=== Given problem ===
Print only the lines from the top of the data through the line with "import plotly.graph_objects as go", both included, skipping every picture.

# Information supplied start

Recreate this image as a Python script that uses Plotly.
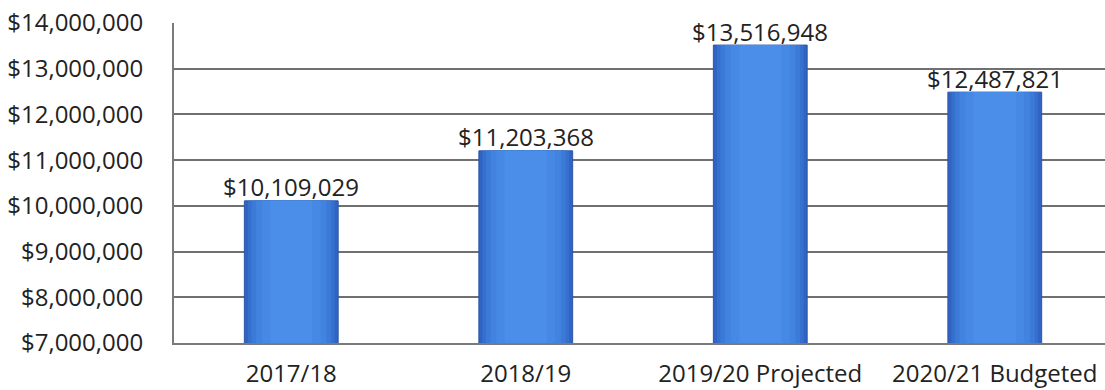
import plotly.graph_objects as go

categories = ["2017/18", "2018/19", "2019/20 Projected", "2020/21 Budgeted"]
values = [10109029, 11203368, 13516948, 12487821]
labels = ["$10,109,029", "$11,203,368", "$13,516,948", "$12,487,821"]
tick_vals = [7000000, 8000000, 9000000, 10000000, 11000000, 12000000, 13000000, 14000000]
tick_text = ["$7,000,000", "$8,000,000", "$9,000,000", "$10,000,000",
             "$11,000,000", "$12,000,000", "$13,000,000", "$14,000,000"]

FONT = "Open Sans"
TXT = "#222222"
fig = go.Figure()
# outer bar (darker edges)
fig.add_trace(go.Bar(
    x=categories, y=values, width=0.4,
    marker=dict(color="#3063C2", line=dict(color="#2A55A8", width=1)),
    hoverinfo="skip",
))
# inner lighter layers to mimic a soft horizontal gradient
for w, c in [(0.37, "#3670CE"), (0.34, "#3C7AD8"), (0.30, "#4283E0"),
             (0.25, "#4689E5"), (0.18, "#4A8EE9")]:
    fig.add_trace(go.Bar(
        x=categories, y=values, width=w,
        marker=dict(color=c, line=dict(width=0)), hoverinfo="skip",
    ))

for cat, val, lab in zip(categories, values, labels):
    fig.add_annotation(x=cat, y=val, text=lab, showarrow=False,
                       yanchor="middle", yshift=14,
                       font=dict(family=FONT, size=24, color=TXT))

fig.update_layout(
    width=1105, height=390,
    margin=dict(l=174, r=0, t=23, b=47),
    paper_bgcolor="white", plot_bgcolor="white",
    barmode="overlay", showlegend=False,
    font=dict(family=FONT, size=24, color=TXT),
    xaxis=dict(range=[-0.5, 3.47], showgrid=False, showline=True,
               linecolor="#7a7a7a", linewidth=2, ticks="",
               ticklabelstandoff=8,
               tickfont=dict(family=FONT, size=24, color=TXT)),
    yaxis=dict(range=[7000000, 14000000], tickvals=tick_vals, ticktext=tick_text,
               showgrid=True, gridcolor="#707070", gridwidth=2,
               showline=True, linecolor="#7a7a7a", linewidth=2,
               ticks="", zeroline=False, ticklabelstandoff=24,
               tickfont=dict(family=FONT, size=24, color=TXT)),
)
fig.write_html("out.html")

# Information supplied end

=== Problem solution ===
Recreate this image as a Python script that uses Plotly.
import plotly.graph_objects as go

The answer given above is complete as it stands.